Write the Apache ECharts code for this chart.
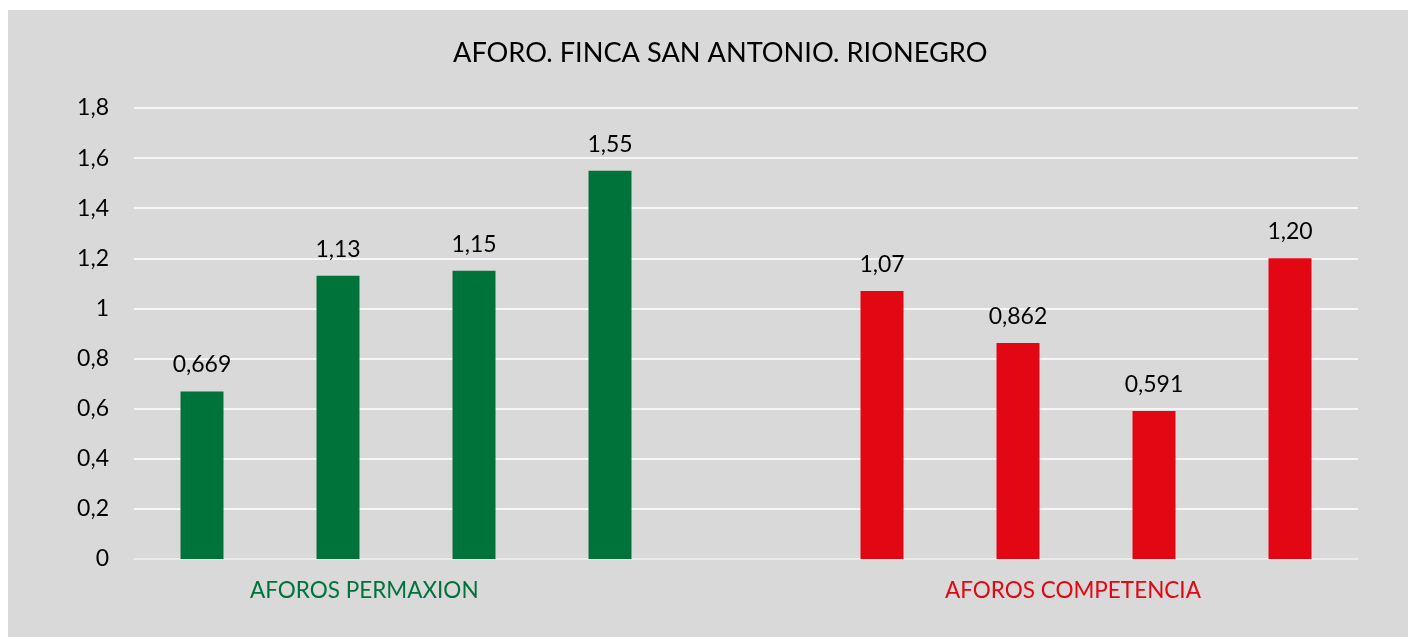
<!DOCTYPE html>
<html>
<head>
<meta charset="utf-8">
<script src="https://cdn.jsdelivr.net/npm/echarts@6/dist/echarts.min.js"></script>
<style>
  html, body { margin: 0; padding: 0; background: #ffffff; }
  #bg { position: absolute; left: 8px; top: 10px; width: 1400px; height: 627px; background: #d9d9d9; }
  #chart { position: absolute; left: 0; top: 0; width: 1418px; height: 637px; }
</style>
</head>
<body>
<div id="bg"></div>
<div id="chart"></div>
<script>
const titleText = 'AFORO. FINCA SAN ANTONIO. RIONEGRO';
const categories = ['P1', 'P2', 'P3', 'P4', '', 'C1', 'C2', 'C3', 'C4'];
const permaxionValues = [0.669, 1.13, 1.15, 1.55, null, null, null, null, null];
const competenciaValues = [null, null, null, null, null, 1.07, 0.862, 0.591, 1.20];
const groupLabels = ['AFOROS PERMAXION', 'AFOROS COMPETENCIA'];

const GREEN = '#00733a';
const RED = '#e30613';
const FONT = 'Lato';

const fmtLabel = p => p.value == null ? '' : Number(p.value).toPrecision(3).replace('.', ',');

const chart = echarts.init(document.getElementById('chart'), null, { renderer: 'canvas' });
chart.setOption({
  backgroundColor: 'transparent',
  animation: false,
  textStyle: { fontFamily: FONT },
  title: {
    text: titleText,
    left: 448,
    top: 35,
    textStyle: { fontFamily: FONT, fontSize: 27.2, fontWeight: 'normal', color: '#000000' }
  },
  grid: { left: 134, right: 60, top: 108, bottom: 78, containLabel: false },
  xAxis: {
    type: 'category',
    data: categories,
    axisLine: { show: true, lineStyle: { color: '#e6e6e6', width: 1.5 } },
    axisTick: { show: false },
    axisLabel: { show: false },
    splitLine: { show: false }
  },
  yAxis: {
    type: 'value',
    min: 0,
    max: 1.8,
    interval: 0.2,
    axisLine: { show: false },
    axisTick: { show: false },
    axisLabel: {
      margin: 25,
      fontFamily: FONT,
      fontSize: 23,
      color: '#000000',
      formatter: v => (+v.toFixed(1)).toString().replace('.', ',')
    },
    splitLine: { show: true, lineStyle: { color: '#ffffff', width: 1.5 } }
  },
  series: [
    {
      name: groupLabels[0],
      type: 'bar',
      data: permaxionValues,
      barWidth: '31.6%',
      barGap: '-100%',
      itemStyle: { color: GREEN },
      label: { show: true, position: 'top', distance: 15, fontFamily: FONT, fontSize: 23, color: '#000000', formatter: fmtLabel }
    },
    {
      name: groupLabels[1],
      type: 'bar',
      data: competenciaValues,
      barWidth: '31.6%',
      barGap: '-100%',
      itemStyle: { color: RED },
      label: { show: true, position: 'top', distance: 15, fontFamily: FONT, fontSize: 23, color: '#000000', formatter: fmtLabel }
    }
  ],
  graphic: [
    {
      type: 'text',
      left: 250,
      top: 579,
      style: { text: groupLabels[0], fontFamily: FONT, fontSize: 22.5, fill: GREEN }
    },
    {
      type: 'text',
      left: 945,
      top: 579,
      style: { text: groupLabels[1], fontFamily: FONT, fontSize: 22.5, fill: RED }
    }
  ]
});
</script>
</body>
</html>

_ _ _

▶ _EXERCISE AIM_
Please take the lines from the beginning of the data above through the line holding "const fmtLabel = p" and transcribe them exactly, without any pictures.

▶ _THE RESPONSE_
Write the Apache ECharts code for this chart.
<!DOCTYPE html>
<html>
<head>
<meta charset="utf-8">
<script src="https://cdn.jsdelivr.net/npm/echarts@6/dist/echarts.min.js"></script>
<style>
  html, body { margin: 0; padding: 0; background: #ffffff; }
  #bg { position: absolute; left: 8px; top: 10px; width: 1400px; height: 627px; background: #d9d9d9; }
  #chart { position: absolute; left: 0; top: 0; width: 1418px; height: 637px; }
</style>
</head>
<body>
<div id="bg"></div>
<div id="chart"></div>
<script>
const titleText = 'AFORO. FINCA SAN ANTONIO. RIONEGRO';
const categories = ['P1', 'P2', 'P3', 'P4', '', 'C1', 'C2', 'C3', 'C4'];
const permaxionValues = [0.669, 1.13, 1.15, 1.55, null, null, null, null, null];
const competenciaValues = [null, null, null, null, null, 1.07, 0.862, 0.591, 1.20];
const groupLabels = ['AFOROS PERMAXION', 'AFOROS COMPETENCIA'];

const GREEN = '#00733a';
const RED = '#e30613';
const FONT = 'Lato';

const fmtLabel = p => p.value == null ? '' : Number(p.value).toPrecision(3).replace('.', ',');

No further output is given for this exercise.